This month, SCP welcomes guest author Ben Merens. Lucky will return in December. If you are inspired by parenting and would like to contribute a future column, send Lucky an email at slightlycrunchymama@yahoo.com.

My two-year-old daughter and I were talking recently about birthdays. Actually, the discussion began when she asked me to tell about the day she was born.

I tell her about mom being in the hospital and calling dad in the middle of the night. (The doctor had planned to induce labor on Friday afternoon. But she fooled us and chose to leave the womb very early on that Friday morning).

I tell her about holding her after she came out of mom’s tummy and how we put her under a warm lamp because she was kind of cold when she was born. And then I tell her how mom fed her and told her “I love you” right away.

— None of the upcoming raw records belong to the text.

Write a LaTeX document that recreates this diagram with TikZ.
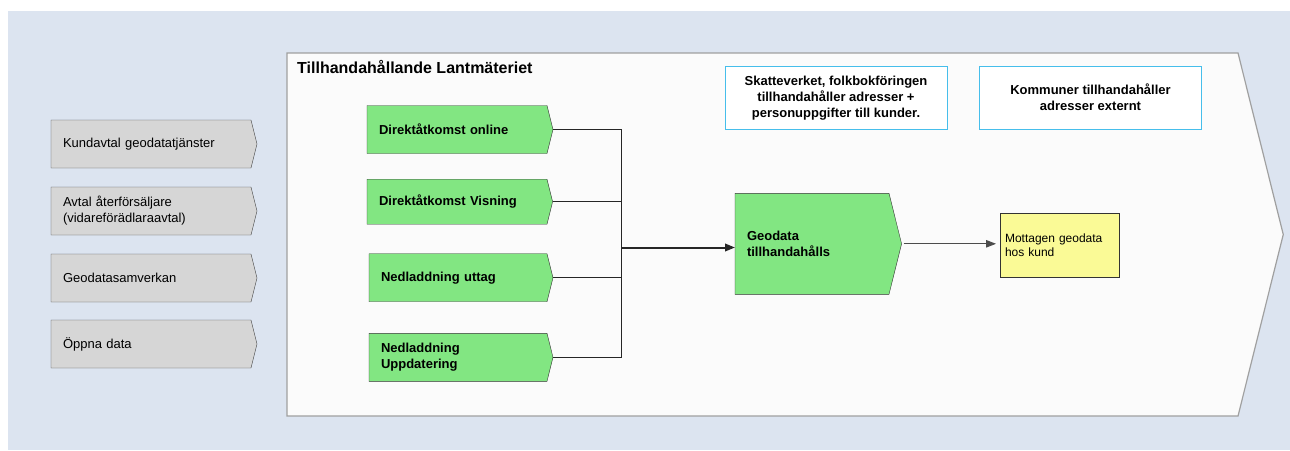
\documentclass[tikz,border=0pt]{standalone}
\usepackage{fontspec}
\setmainfont{Liberation Sans}
\usetikzlibrary{shapes.symbols}
\usetikzlibrary{arrows.meta}
\definecolor{bgblue}{RGB}{220,228,240}
\definecolor{panelfill}{RGB}{251,251,251}
\definecolor{panelline}{RGB}{160,160,160}
\definecolor{grayfill}{RGB}{214,214,214}
\definecolor{greenfill}{RGB}{130,230,130}
\definecolor{yellowfill}{RGB}{250,250,150}
\definecolor{cyanline}{RGB}{70,190,235}
\tikzset{chev/.style={shape=signal,signal to=east,signal pointer angle=152,outer sep=0pt,inner ysep=0pt,inner xsep=12pt,align=left,font=\fontsize{13}{16}\selectfont}}
\tikzset{grayp/.style={chev,fill=grayfill,draw=black!70,minimum height=48pt,text width=176pt}}
\tikzset{greenp/.style={chev,fill=greenfill,draw=black!80,minimum height=48pt,text width=#1,font=\fontsize{13}{16}\selectfont\bfseries}}
\tikzset{infop/.style={draw=cyanline,fill=white,line width=1pt,minimum width=222pt,minimum height=63pt,inner sep=0pt,align=center,font=\fontsize{13}{16}\selectfont\bfseries}}
\tikzset{conn/.style={draw=black!85,line width=0.9pt}}
\tikzset{tip/.style={-{Triangle[length=10pt,width=7.5pt]}}}

\begin{document}
\begin{tikzpicture}[x=1pt,y=-1pt]
      \useasboundingbox (0,0) rectangle (1290,450);
      \fill[bgblue] (8,11) rectangle (1290,450);

      \node[chev,fill=panelfill,draw=panelline,line width=1.2pt,inner xsep=0pt,text width=951pt,minimum height=363pt,anchor=west] (panel) at (287,234.5) {};
      \node[anchor=base west,inner sep=0pt,font=\fontsize{16}{19}\selectfont\bfseries] (title) at (297,73) {Tillhandahållande Lantmäteriet};

      \node[grayp,anchor=west] (kundavtal) at (51,144) {Kundavtal geodatatjänster};
      \node[grayp,anchor=west] (avtal) at (51,211) {Avtal återförsäljare\\(vidareförädlaraavtal)};
      \node[grayp,anchor=west] (samverkan) at (51,278) {Geodatasamverkan};
      \node[grayp,anchor=west] (oppna) at (51,344) {Öppna data};

      \node[greenp=156pt,anchor=west] (online) at (367,129.5) {Direktåtkomst online};
      \node[greenp=156pt,anchor=west,minimum height=45pt] (visning) at (367,201.7) {Direktåtkomst Visning};
      \node[greenp=154pt,anchor=west] (uttag) at (369,277.7) {Nedladdning uttag};
      \node[greenp=154pt,anchor=west] (uppdatering) at (369,357.3) {Nedladdning\\Uppdatering};

      \node[greenp=130pt,anchor=west,minimum height=101pt] (geodata) at (735,243.8) {Geodata\\tillhandahålls};
      \node[draw=black!80,fill=yellowfill,outer sep=0pt,inner xsep=5pt,inner ysep=0pt,text width=109pt,minimum height=63.5pt,align=left,font=\fontsize{12}{14}\selectfont,anchor=west] (mottagen) at (1000,245) {Mottagen geodata\\hos kund};

      \node[infop] (skatteverket) at (836,97.7) {Skatteverket, folkbokföringen\\tillhandahåller adresser +\\personuppgifter till kunder.};
      \node[infop] (kommuner) at (1090.5,97.7) {Kommuner tillhandahåller\\adresser externt};

      \coordinate (junction) at (621,247.5);
      \draw[conn] (online.east) -| (junction);
      \draw[conn] (visning.east) -| (junction);
      \draw[conn] (uttag.east) -| (junction);
      \draw[conn] (uppdatering.east) -| (junction);
      \draw[conn,line width=2pt,tip] (junction) -- (junction -| geodata.west);
      \draw[conn,draw=black!70,tip,shorten <=2pt,shorten >=4pt] (geodata.east) -- (geodata.east -| mottagen.west);
\end{tikzpicture}
\end{document}
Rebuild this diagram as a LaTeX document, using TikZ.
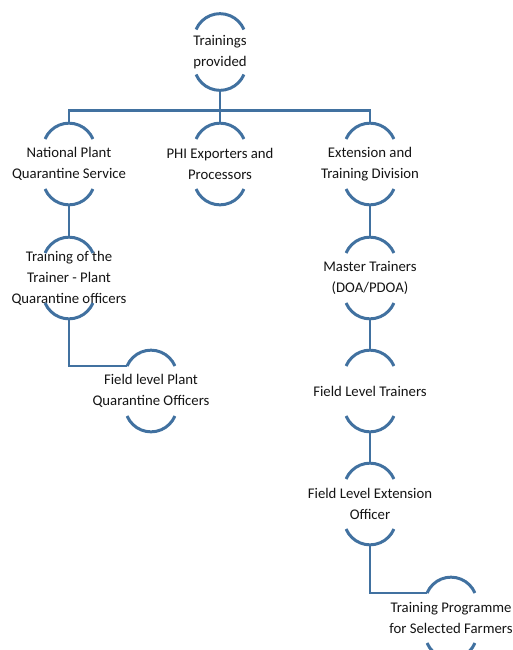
\documentclass[tikz,border=0pt]{standalone}
\usepackage{fontspec}
\setmainfont{Carlito}
\usetikzlibrary{positioning}
\definecolor{linkblue}{RGB}{65,113,160}
\definecolor{txtgray}{RGB}{20,20,20}

\begin{document}
\begin{tikzpicture}[
    x=0.02cm, y=0.02cm,
    stage/.style={rectangle, minimum width=1.16cm, minimum height=1.62cm, inner sep=0pt, align=center, font=\fontsize{8.4}{12}\selectfont, text=txtgray},
    link/.style={draw=linkblue, line width=1.7pt},
    rim/.style={draw=linkblue, line width=1.7pt}
]
\useasboundingbox (0,0) rectangle (513,-650);

\node[stage, minimum height=1.52cm] (root) at (220,-52) {Trainings\\provided};
\node[stage] (npqs) at (69,-164) {National Plant\\Quarantine Service};
\node[stage] (phi) at (220,-164) {PHI Exporters and\\Processors};
\node[stage] (ext) at (370,-164) {Extension and\\Training Division};
\node[stage] (tot) at (69,-278) {Training of the\\Trainer - Plant\\Quarantine officers};
\node[stage] (mt) at (370,-278) {Master Trainers\\(DOA/PDOA)};
\node[stage] (fpqo) at (151,-391) {Field level Plant\\Quarantine Officers};
\node[stage] (flt) at (370,-391) {Field Level Trainers};
\node[stage] (fleo) at (370,-504) {Field Level Extension\\Officer};
\node[stage] (tpsf) at (451,-618) {Training Programme\\for Selected Farmers};

% top and bottom rims of every stage
\foreach \n in {root,npqs,phi,ext,tot,mt,fpqo,flt,fleo,tpsf} {
  \draw[rim] (\n.north) ++(0,-26) ++(157:26) coordinate (\n-tl)
    arc[start angle=157, end angle=23, radius=26];
  \draw[rim] (\n.south) ++(0,26) ++(203:26)
    arc[start angle=203, end angle=337, radius=26];
}

\draw[link] (root.south) -- (phi.north);
\draw[link] (npqs.north) -- ++(0,13) -| (ext.north);
\draw[link] (npqs.south) -- (tot.north);
\draw[link] (tot.south) |- (fpqo-tl);
\draw[link] (ext.south) -- (mt.north);
\draw[link] (mt.south) -- (flt.north);
\draw[link] (flt.south) -- (fleo.north);
\draw[link] (fleo.south) |- (tpsf-tl);
\end{tikzpicture}
\end{document}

And I tell her about how it snowed on her birthday and we all spent the day in the quiet of the hospital room… just the three of us. We all took a nap together. And then she came home.

She loves to hear the story. And I love to tell it.

Then I ask her. Do you know when your birthday is?

She surprised me by saying “Yes I do!”

“Oh really, and when is it?” I asked, anxiously awaiting her response. She is smart enough to tell me when she doesn’t know the answer to a question. So when she said she knew when her birthday was, I knew she’d say something that made sense to her and maybe to me. But I couldn’t imagine what that would be. I was quite sure, however, that it wasn’t going to be November 10th (her actual date of birth).

“When the leaves fall off the trees Dad,” she said triumphantly. She smiled with the pride and satisfaction of knowing the answer to such an important question.

But how did she manage to come up with this? I wondered. Then I realized that last year during the weekend of her birthday I was raking leaves into several piles in the back yard.

And when the day of her party turned out to be a balmy 50 degrees and sunny, she and her friends ran outside and jumped in the leaves until the piles had been completely dispersed, as if they’d never existed.

So, that is why she knows her birthday is “when the leaves fall from the trees.”

There is something so innocent about the answer. So pure and real that I marvel at the simplicity of it. For my daughter, the month of November doesn’t even exist. But the change of the seasons is as real as she is.